The tension in the kata is reflective of rattan, particularly within the Southern Systems: hard/soft, twangy. Not only so you can take shots, but so that the gathering and releasing of energy is immediate. That’s where the plyometrics come in. And why, within the Southern systems, they use rings on the arms to produce the shaking energy. I used to teach all this stuff when I was trying to convert karate, but they weren’t interested. It was as if you handed them a key to the real secret door, but they preferred to wait ten years to see what the Master had to say. Most of them are now drawing on MMA for their inspiration on how to break down the kata. But it’s right there under their fucking noses. Goju is a Southeast Asian fighting art, geographically they’re connected to Silat and to the Southern systems of India, which were also influential on Indonesia.

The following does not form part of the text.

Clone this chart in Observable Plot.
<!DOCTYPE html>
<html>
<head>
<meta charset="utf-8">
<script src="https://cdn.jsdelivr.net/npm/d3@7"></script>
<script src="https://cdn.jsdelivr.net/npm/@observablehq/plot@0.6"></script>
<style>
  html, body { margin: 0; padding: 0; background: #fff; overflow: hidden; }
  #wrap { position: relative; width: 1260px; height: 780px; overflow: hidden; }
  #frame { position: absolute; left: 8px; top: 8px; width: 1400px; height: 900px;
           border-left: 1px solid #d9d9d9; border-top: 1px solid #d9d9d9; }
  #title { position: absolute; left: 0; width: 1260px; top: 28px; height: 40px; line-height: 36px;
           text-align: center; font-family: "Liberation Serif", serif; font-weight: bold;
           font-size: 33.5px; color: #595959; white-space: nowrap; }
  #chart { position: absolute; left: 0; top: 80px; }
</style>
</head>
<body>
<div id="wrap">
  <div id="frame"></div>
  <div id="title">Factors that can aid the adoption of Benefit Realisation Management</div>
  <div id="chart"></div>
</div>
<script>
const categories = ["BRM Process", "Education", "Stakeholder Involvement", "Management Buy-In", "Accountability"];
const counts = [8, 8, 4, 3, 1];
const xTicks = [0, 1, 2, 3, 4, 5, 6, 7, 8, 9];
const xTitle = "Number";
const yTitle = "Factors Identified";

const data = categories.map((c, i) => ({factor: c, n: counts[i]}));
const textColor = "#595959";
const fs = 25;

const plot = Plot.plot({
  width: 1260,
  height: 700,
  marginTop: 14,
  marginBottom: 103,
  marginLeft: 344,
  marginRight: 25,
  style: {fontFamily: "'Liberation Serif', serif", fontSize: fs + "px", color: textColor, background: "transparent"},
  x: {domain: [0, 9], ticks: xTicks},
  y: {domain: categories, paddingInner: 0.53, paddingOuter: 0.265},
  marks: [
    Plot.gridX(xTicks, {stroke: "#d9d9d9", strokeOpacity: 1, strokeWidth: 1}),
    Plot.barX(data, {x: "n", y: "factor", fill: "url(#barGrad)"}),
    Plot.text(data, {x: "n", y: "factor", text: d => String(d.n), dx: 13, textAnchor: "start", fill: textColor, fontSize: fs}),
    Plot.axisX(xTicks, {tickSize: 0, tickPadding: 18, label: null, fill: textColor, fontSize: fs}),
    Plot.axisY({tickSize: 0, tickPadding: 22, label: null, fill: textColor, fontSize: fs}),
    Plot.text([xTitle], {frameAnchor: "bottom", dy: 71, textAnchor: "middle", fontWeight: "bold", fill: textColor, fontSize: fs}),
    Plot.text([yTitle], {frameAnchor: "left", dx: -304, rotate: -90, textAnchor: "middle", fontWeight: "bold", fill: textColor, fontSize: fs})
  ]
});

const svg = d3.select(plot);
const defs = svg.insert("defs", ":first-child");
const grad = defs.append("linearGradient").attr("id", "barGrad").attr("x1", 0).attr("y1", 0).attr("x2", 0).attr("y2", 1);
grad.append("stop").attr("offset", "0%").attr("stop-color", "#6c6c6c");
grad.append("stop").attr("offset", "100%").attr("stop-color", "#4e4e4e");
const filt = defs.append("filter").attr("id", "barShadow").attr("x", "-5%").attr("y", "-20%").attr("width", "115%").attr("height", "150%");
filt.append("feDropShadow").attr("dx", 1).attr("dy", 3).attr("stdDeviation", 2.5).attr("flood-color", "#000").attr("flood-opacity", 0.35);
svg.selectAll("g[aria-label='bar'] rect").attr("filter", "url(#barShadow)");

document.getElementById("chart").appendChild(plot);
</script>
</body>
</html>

In fact you sometimes think there were two separate developments going on in the Chinese martial arts. One that entered Southern China by the Southern route, going down from Southern India through Indonesia and up, and another that went from Northern India around the other route, coming in from the North, and taking in all the regions in between as well as those indigenous systems within China itself, and picking up all the magico-religious practices on the way. That’s how it gets to what it is, and that’s why it’s so hard to break it down. After a while, decoding the practices becomes an academic exercise. It’s interesting, but it’s only speculation, and it’s nothing to do with fighting.

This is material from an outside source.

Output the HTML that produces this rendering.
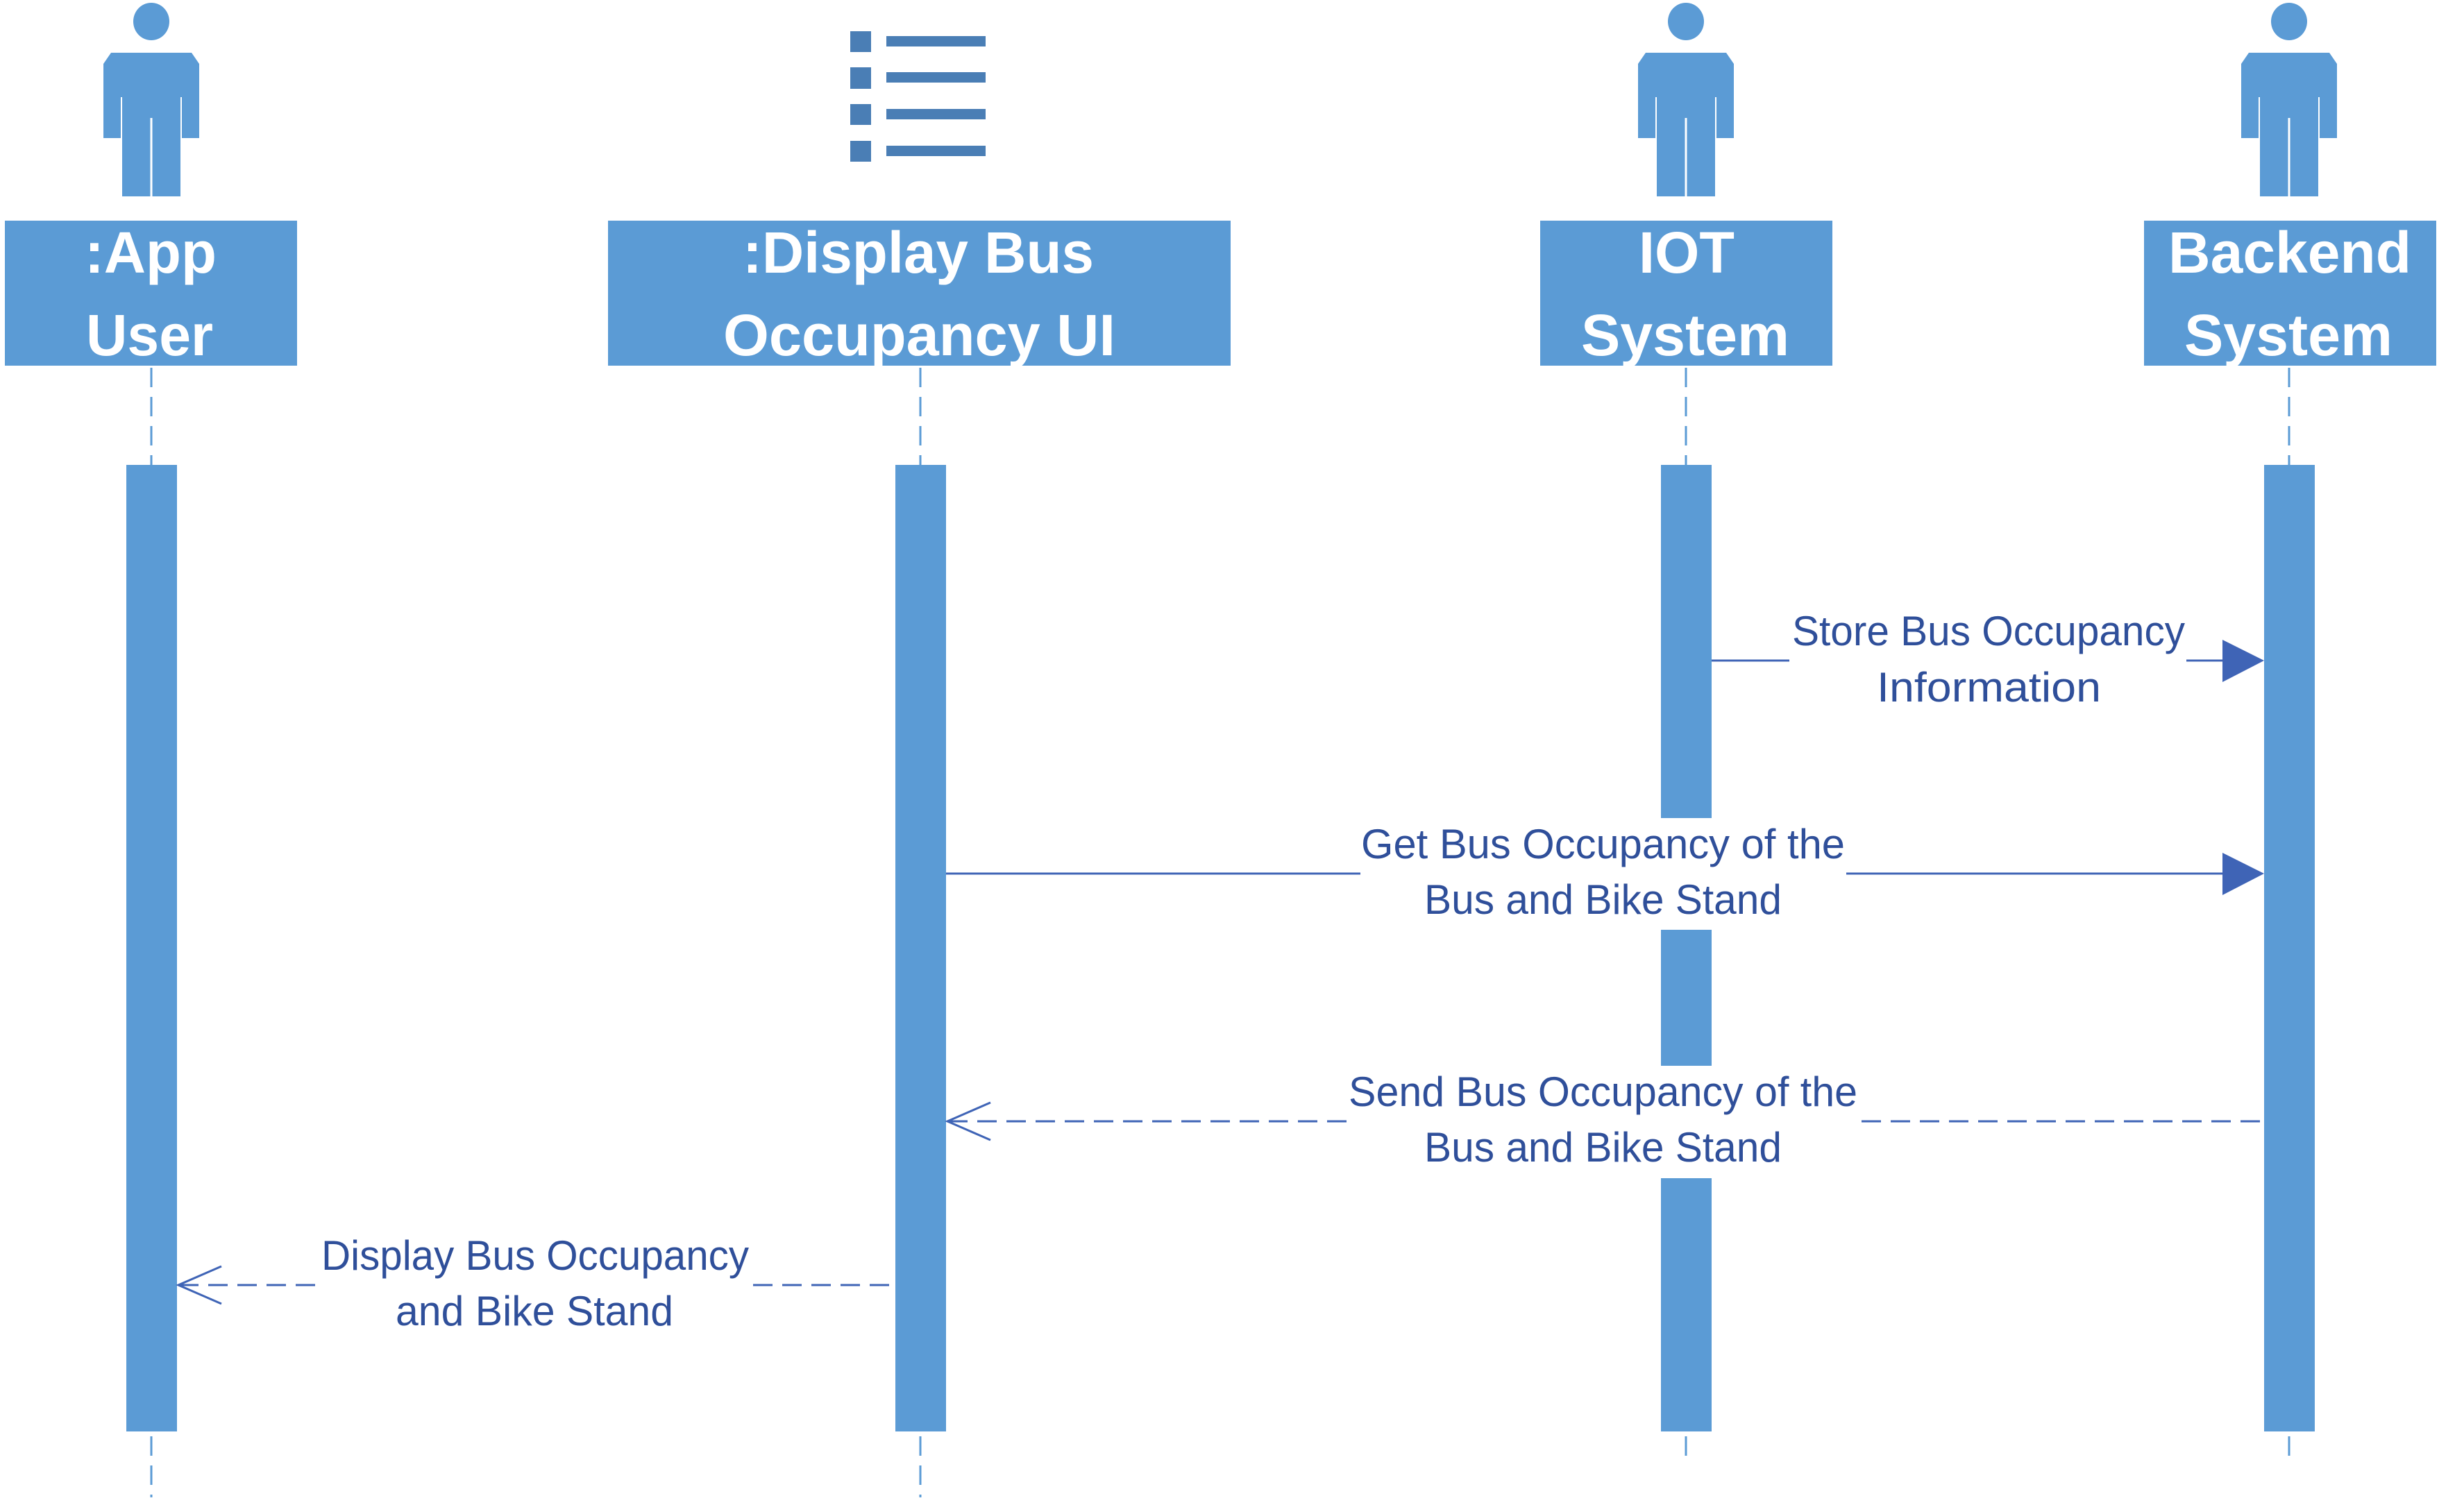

I’ve made those moves work for me, but nobody was interested and I never got them down on film in any definitive way. There are glimpses of it in some of my earlier films, but I don’t sell those anymore. In a way it’s a pity, because it could have given more meaning to karate, particularly Goju-ryu and Uechi, and I can make more sense of the Chinese stuff including Pa-ku, Tai Chi, Hsing-I. But the truth is, you don’t need any of those practices to become a good fighter. You don’t need a kata to tell you the fundamental ways the body moves. All movement, no matter what it is, is the modification and adaptation of fundamental movement patterns that we have inherited. That’s inescapable. Keeping your modifications and adaptations as close to the natural template as possible is the key. Getting the modification and adaptation out of the situation, using natural, unconscious process, is the most important thing, because the last thing you want is a motor-oriented response. And that’s what practicing kata tends to do: it’s taught in a motor-oriented way, about how you do the movement. When it should be, what have you got to do to solve a combative problem within a situation? The other thing that is inescapable is the necessity of how those movements are applied tactically and strategically, and that’s entry, breakdown/takedown, finish.

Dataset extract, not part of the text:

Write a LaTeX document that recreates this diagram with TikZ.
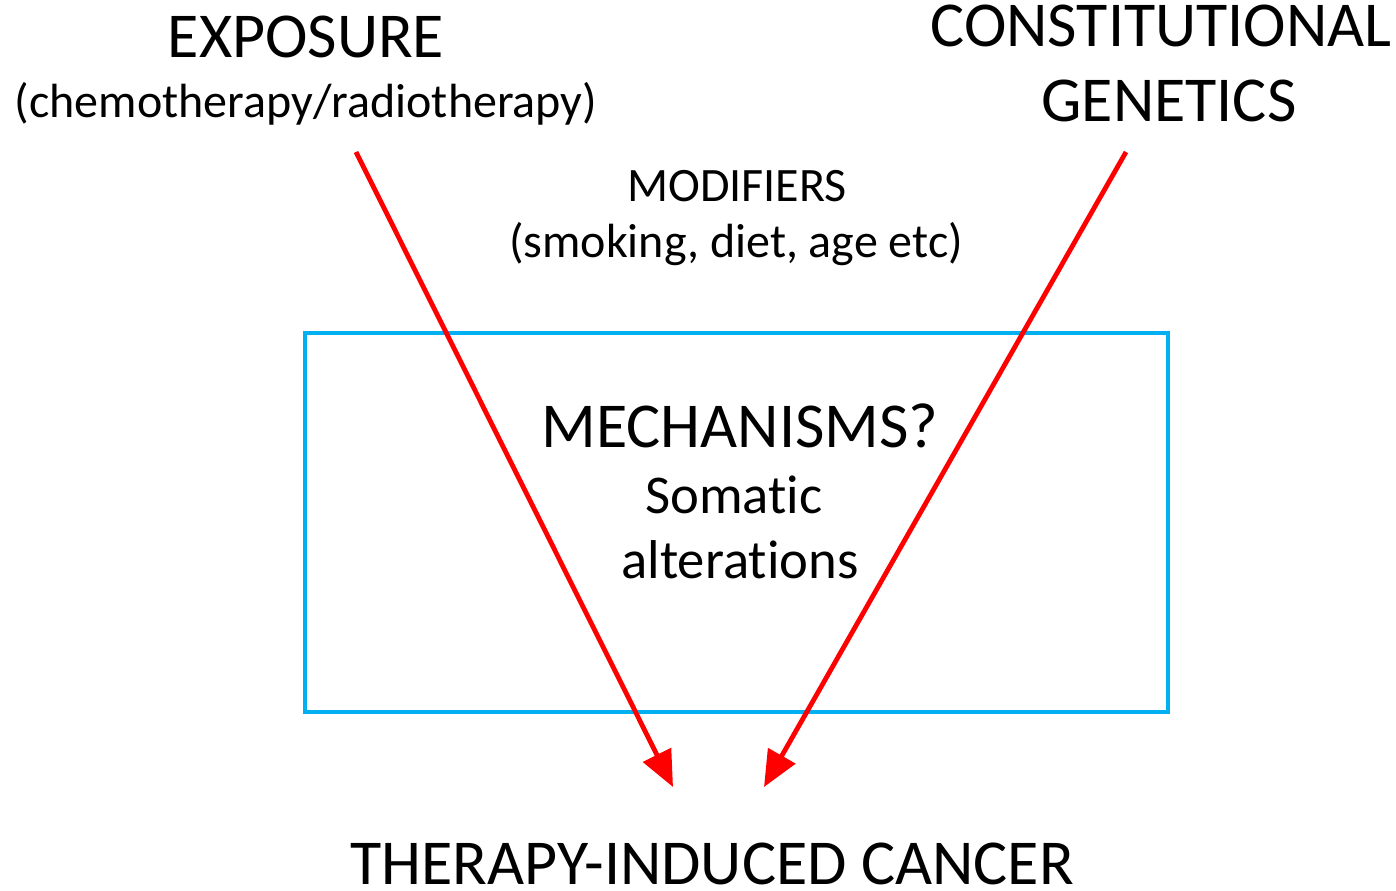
\documentclass[tikz,border=0pt]{standalone}
\usepackage{fontspec}
\setmainfont{Carlito}[Ligatures = NoCommon]
\usetikzlibrary{arrows.meta}
\definecolor{boxblue}{RGB}{0,176,240}
\definecolor{arrred}{RGB}{255,0,0}

\begin{document}
\begin{tikzpicture}[x = 0.75pt, y = -0.75pt, nodes = {anchor = base, inner sep = 0pt},
    big/.style = {font = \fontsize{48}{56}\selectfont},
    small/.style = {font = \fontsize{36}{42}\selectfont},
    cause/.style = {draw = arrred, line width = 3.6pt,
      -{Triangle[length = 27pt, width = 23pt]}}]
 \useasboundingbox (0,0) rectangle (1396,891);

 \node[big] (exposure) at (306,58) {EXPOSURE};
 \node[small] (exposureNote) at (306,118) {(chemotherapy/radiotherapy)};

 \node[big] (constitutional) at (1161,47) {CONSTITUTIONAL};
 \node[big] (genetics) at (1169,122) {GENETICS};

 \node[small] (modifiers) at (737,202) {MODIFIERS};
 \node[small] (modifiersNote) at (736,258) {(smoking, diet, age etc)};

 \draw[boxblue, line width = 3pt] (305,333) rectangle (1168,712);
 \node[big] (mechanisms) at (740,447) {MECHANISMS?};
 \node[font = \fontsize{41}{49}\selectfont] (somatic) at (734,513) {Somatic};
 \node[font = \fontsize{41}{49}\selectfont] (alterations) at (740,578) {alterations};

 \node[big] (cancer) at (712,884) {THERAPY-INDUCED CANCER};

 % arrows into the outcome
 \coordinate (exposureStart) at (356,152);
 \coordinate (exposureTip) at (673,787);
 \coordinate (geneticsStart) at (1126,152);
 \coordinate (geneticsTip) at (764,787);
 \draw[cause] (exposureStart) -- (exposureTip);
 \draw[cause] (geneticsStart) -- (geneticsTip);
\end{tikzpicture}
\end{document}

The only thing that’s up for grabs is how do you go about enhancing the neuromusculoskeletal structure and improving the combative application of the fundamental patterns of movement. And the kata really doesn’t fit into that, not in its present format for sure. I’ve researched everything. Every fucking thing that’s out there that I thought might be relevant to enhancing the structure and making the patterns instinctive, I’ve done it. That’s been my life. And I’m still doing it. And kata just isn’t part of that equation. Nor are the other traditional practices. Throw them out. Move on.
What you really need are the fundamental movement patterns and the ways to enhance them for fighting. And that understanding, although very simple, is very hard to come by in the martial arts. Because everybody’s approached it arse-about-face. Doing their kata.
The fight will give you it. Just use your fucking eyes, and your brain.